Par ailleurs, la question de la stratégie est également incontournable. Sur le plan géographique, il convient de cibler davantage les pays qui bénéficient de notre aide. Il est prévu que les seize pays pauvres prioritaires reçoivent à l’avenir 50 % de nos subventions, et que 85 % de l’effort financier de l’État soit orienté vers l’Afrique subsaharienne et la Méditerranée.
Sans remettre en cause l’aide, justifiée, que perçoivent les seize pays pauvres prioritaires, j’estime que l’APD française doit bénéficier en priorité aux pays africains francophones, qui nous sont historiquement, culturellement et économiquement liés.
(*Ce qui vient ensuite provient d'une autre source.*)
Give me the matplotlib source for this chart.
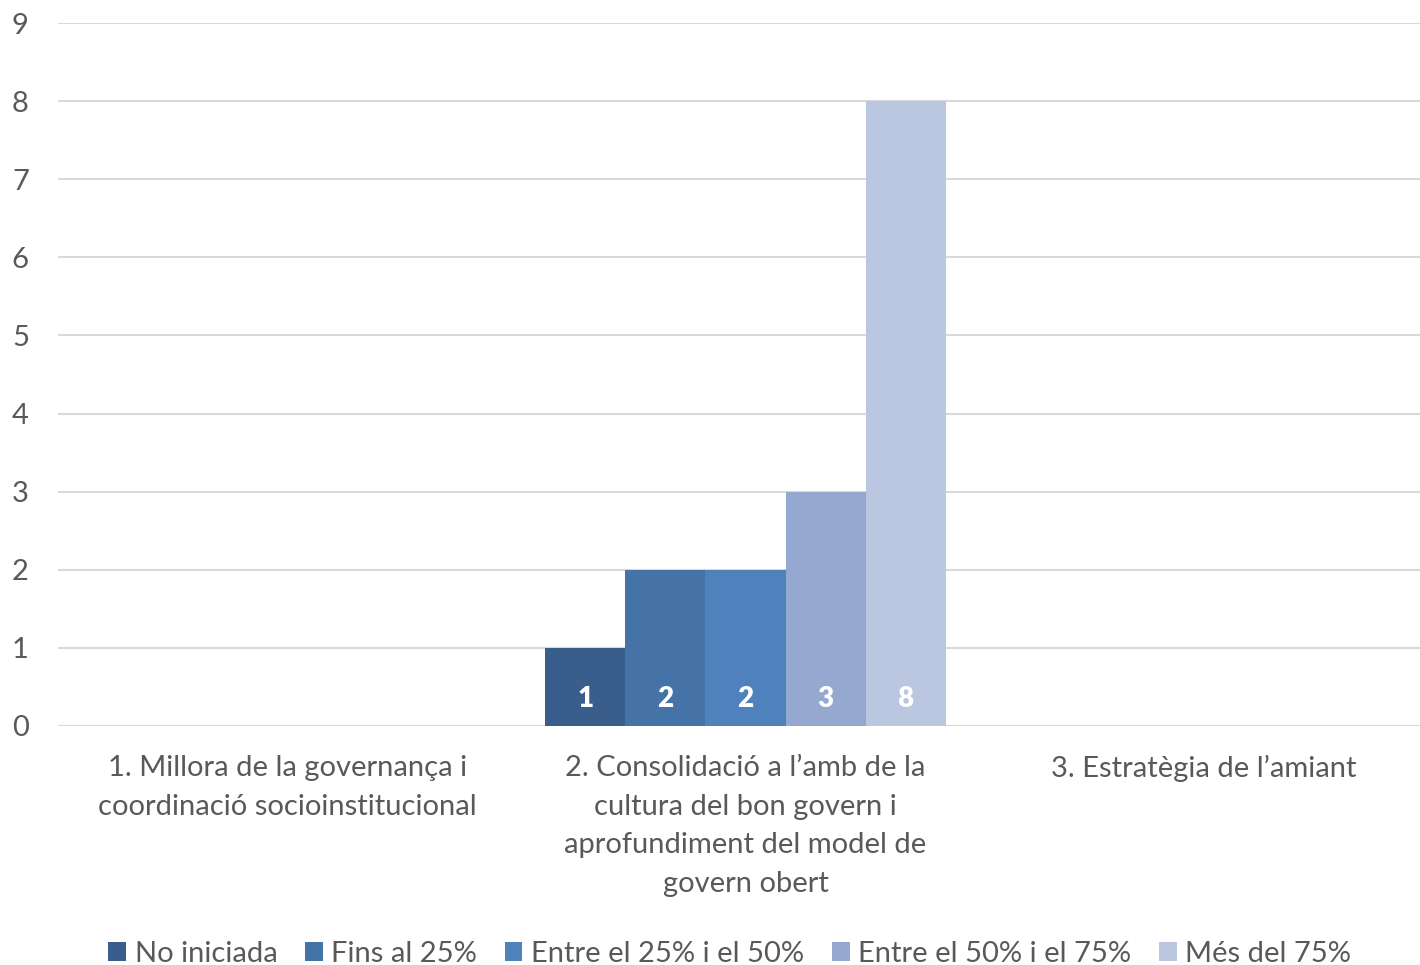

Compte tenu de la forte poussée démographique que connaît et que connaîtra l’Afrique dans les prochaines années, aider ces pays aujourd’hui doit aussi être considéré comme un investissement sur l’avenir.
Il est également vital de préciser nos choix thématiques. La santé – la terrible actualité récente en témoigne indéniablement – doit être une priorité.
Le Fonds mondial de lutte contre le sida, la tuberculose et le paludisme recevra 360 millions d’euros par an jusqu’en 2016. Face à l’épidémie de fièvre Ebola qui touche l’Afrique de l’Ouest depuis plusieurs mois et qui a déjà causé la mort de plus de 7 000 personnes, 100 millions d’euros ont été débloqués en urgence par la France, dont 20 millions d’euros immédiatement. Madame la secrétaire d’État, si un tel effort financier honore notre pays, je vous serai très reconnaissante de nous préciser sur quelles missions ces crédits seront pris.